Is Star Wars actually a kind of antidote to the pessimism of the post-Vietnam, post-Watergate generation? A movie that allows conservatives to believe in a just war and liberals to believe that resistance can, finally, lead to victory? A movie that reassures both sides that good deeds need not come at the expense of personal happiness? [...] But what, then, is the context of the current trilogy? What is it that compels millions of fans to shell out billions of dollars on tickets and movie-related paraphernalia for three of the worst films to plague theaters in recent memory?
Yeah, you'll have to go read it to find out, I guess.

Bonus! Here's the answer to the question you never dared ask: Do Manga Characters Look "White"?

Sunday, May 15, 2005

Today's Photo: Deadly Threat


Hello all. This be lethal Swedish snake. It threatened me today but I ran away after the photo session. We call it koppar orm. If the snake lived in...Australia, the aboriginals over there should call it magic Copper snake. But since it's from Sweden it's a koppar orm. Not very lethal at all. Very cute. Lives in my back yard. Until I kill it and eat it.

Robin's Big Date

Here's a pretty funny seven-minute superhero comedy starring Justin Long as Robin the Boy Wonder and Sam Rockwell as "the Bat-Man". Quicktime MOV format, circa 20MB. (Link via The Beat.)

Saturday, May 14, 2005

Today's Photo: Ass


Evening to you avid reader. Sweden just lost against the Czech Republic in the world cup hockey tournament.
Shit! Fuck! Anyway, today's photo features Scrooge McDuck proudly showing his ass at our very own Disneyland of Linköping.

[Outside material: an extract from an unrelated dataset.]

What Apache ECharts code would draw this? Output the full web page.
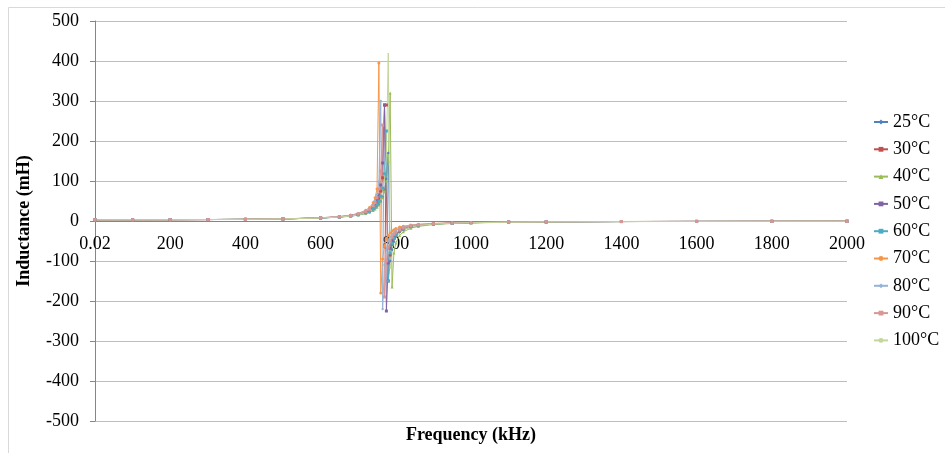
<!DOCTYPE html>
<html lang="en">
<head>
<meta charset="UTF-8">
<title>Inductance vs Frequency</title>
<script src="https://cdn.jsdelivr.net/npm/echarts@6/dist/echarts.min.js"></script>
<style>
  html, body { margin: 0; padding: 0; background: #fff; }
  #chart { width: 945px; height: 453px; }
</style>
</head>
<body>
<div id="chart"></div>
<script>
// frequency points (kHz), shared by all series
var freq = [0.02, 100, 200, 300, 400, 500, 600, 650, 680, 700, 720, 730, 740, 745, 750, 755, 760, 765, 770, 775,
  780, 785, 790, 795, 800, 810, 820, 840, 860, 900, 950, 1000, 1100, 1200, 1400, 1600, 1800, 2000];

// inductance (mH) per temperature
var t25 = [3.2, 3.2, 3.4, 3.7, 4.2, 5.2, 7.4, 9.8, 12.3, 14.8, 19, 22, 27, 30.5, 35, 41, 49, 60, 77, 105,
  170, -100, -72, -52, -40, -28, -22, -15, -11.5, -7.8, -5.6, -4.3, -3, -2.3, -1.4, -1, -0.8, -0.6];
var t30 = [3.1, 3.2, 3.3, 3.6, 4.2, 5.2, 7.6, 10.2, 13, 16.2, 21.5, 26, 33, 38.5, 46, 57, 75, 108, 290, 290,
  -150, -85, -58, -44, -36, -26, -20, -14, -11, -7.4, -5.3, -4.1, -2.9, -2.2, -1.4, -1, -0.8, -0.6];
var t40 = [3.2, 3.2, 3.4, 3.7, 4.2, 5.2, 7.4, 9.8, 12.2, 14.7, 18.8, 22, 26.5, 30, 34.5, 40, 48, 59, 75, 100,
  150, 320, -165, -80, -55, -36, -27, -18, -13.5, -8.8, -6.2, -4.7, -3.2, -2.4, -1.5, -1.1, -0.8, -0.6];
var t50 = [3.1, 3.2, 3.3, 3.6, 4.2, 5.3, 7.7, 10.4, 13.4, 16.8, 22.5, 27.5, 35.5, 42, 51, 65, 90, 145, 290, -225,
  -105, -68, -50, -40, -33, -24, -19, -13.5, -10.5, -7.1, -5.1, -4, -2.8, -2.1, -1.3, -1, -0.7, -0.5];
var t60 = [3.1, 3.2, 3.3, 3.6, 4.2, 5.2, 7.5, 10, 12.7, 15.6, 20.5, 24.5, 30.5, 35, 41, 49, 62, 82, 118, 225,
  -150, -80, -56, -43, -35, -25, -20, -14, -11, -7.5, -5.4, -4.2, -2.9, -2.2, -1.4, -1, -0.8, -0.6];
var t70 = [3.0, 3.1, 3.2, 3.6, 4.2, 5.4, 8.1, 11.2, 14.8, 19, 27, 34, 46, 58, 80, 395, -180, -95, -62, -45,
  -36, -30, -25, -22, -19, -15, -13, -10, -8, -6, -4.5, -3.6, -2.5, -1.9, -1.2, -0.9, -0.7, -0.5];
var t80 = [3.0, 3.1, 3.2, 3.6, 4.2, 5.3, 7.9, 10.9, 14.2, 18, 25, 31, 41, 50, 66, 98, 300, -220, -110, -70,
  -50, -40, -33, -28, -24, -18, -15, -11, -9, -6.5, -4.8, -3.8, -2.7, -2, -1.3, -0.9, -0.7, -0.5];
var t90 = [3.0, 3.1, 3.2, 3.5, 4.1, 5.2, 7.7, 10.5, 13.7, 17.2, 23.5, 29, 38, 46, 58, 80, 125, 240, -190, -100,
  -66, -50, -40, -33, -28, -21, -17, -12, -10, -7, -5, -4, -2.8, -2.1, -1.3, -1, -0.7, -0.5];
var t100 = [3.1, 3.2, 3.3, 3.6, 4.2, 5.2, 7.5, 10, 12.6, 15.4, 20, 24, 29.5, 34, 39.5, 47, 58, 76, 105, 165,
  420, -120, -70, -50, -40, -28, -22, -15, -11.5, -7.7, -5.5, -4.3, -3, -2.3, -1.4, -1, -0.8, -0.6];

var names = ['25°C', '30°C', '40°C', '50°C', '60°C', '70°C', '80°C', '90°C', '100°C'];
var values = [t25, t30, t40, t50, t60, t70, t80, t90, t100];
var colors = ['#4F81BD', '#C0504D', '#9BBB59', '#8064A2', '#4BACC6', '#F79646', '#95B3D7', '#D99694', '#C3D69B'];
var symbols = ['diamond', 'rect', 'triangle', 'rect', 'rect', 'circle', 'diamond', 'rect', 'none'];

var font = 'Liberation Serif';

var series = [];
for (var s = 0; s < names.length; s++) {
  var pts = [];
  for (var i = 0; i < freq.length; i++) {
    pts.push([freq[i], values[s][i]]);
  }
  series.push({
    name: names[s],
    type: 'line',
    data: pts,
    symbol: symbols[s],
    symbolSize: 3,
    showSymbol: true,
    lineStyle: { width: 1, color: colors[s] },
    itemStyle: { color: colors[s] },
    animation: false
  });
}

var chart = echarts.init(document.getElementById('chart'));
chart.setOption({
  animation: false,
  color: colors,
  grid: { left: 95, right: 98, top: 21, bottom: 32, containLabel: false },
  legend: {
    orient: 'vertical',
    left: 868,
    top: 108,
    itemWidth: 14,
    itemHeight: 6,
    itemGap: 9.3,
    textStyle: { fontFamily: font, fontSize: 18, color: '#000', lineHeight: 18 },
    data: names
  },
  xAxis: {
    type: 'value',
    min: 0,
    max: 2000,
    interval: 200,
    // the axis sits on the zero line, 200px above the bottom of the grid
    offset: -200,
    axisLine: { onZero: false, lineStyle: { color: '#868686' } },
    axisTick: { show: false },
    splitLine: { show: false },
    axisLabel: {
      fontFamily: font, fontSize: 18, color: '#000', margin: 14,
      formatter: function (v) { return v === 0 ? '0.02' : String(v); }
    }
  },
  yAxis: {
    type: 'value',
    min: -500,
    max: 500,
    interval: 100,
    name: 'Inductance (mH)',
    nameLocation: 'middle',
    nameGap: 62,
    nameTextStyle: { fontFamily: font, fontSize: 18, fontWeight: 'bold', color: '#000' },
    axisLine: { show: true, lineStyle: { color: '#868686' } },
    axisTick: { show: true, length: 5, lineStyle: { color: '#868686' } },
    splitLine: { lineStyle: { color: '#bdbdbd', width: 1 } },
    axisLabel: { fontFamily: font, fontSize: 18, color: '#000', margin: 16 }
  },
  graphic: [
    {
      type: 'rect',
      shape: { x: 8.5, y: 7.5, width: 1000, height: 500 },
      style: { fill: 'none', stroke: '#d9d9d9', lineWidth: 1 },
      silent: true
    },
    {
      type: 'text',
      x: 471,
      y: 435,
      style: {
        text: 'Frequency (kHz)',
        align: 'center',
        verticalAlign: 'middle',
        fontFamily: font, fontSize: 18, fontWeight: 'bold', fill: '#000'
      }
    }
  ],
  series: series
});
</script>
</body>
</html>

It Needs To Be Said So Very Often



Someone sent me the URL to this image and I thought it was potentially quite useful in online conversations. But later, when I wanted to use it, the pic was gone! So I figured I had to make it available here on Superblog!!, as a public service.

Wing's World


Learn it. Love it. Live it.

Friday, May 13, 2005

Today's Photo: King


Looky, looky, a Swedish King! It's Carl XIV Johan. He was also called King Schnapps since he encouraged the Swedish farmers to produce a lot of vodka instead of just growing potatoes. The mighty statue is placed in Norrköping. That's a town north of Linköping where people are dumb and ugly. But that's a story for another day. More info on King Schnapps can be found here.

Carl Johan proceeded to take his forces across the Swedish-Norwegian border and after a short war the Norwegians agreed to elect Carl XIII as king with Carl Johan as his successor. Carl XIII died in 1818 and Carl Johan now became king of both Sweden and Norway.

Norway is a country west of Sweden where people are dumb and ugly. Except for Runar. He's very fucking dumb and ugly.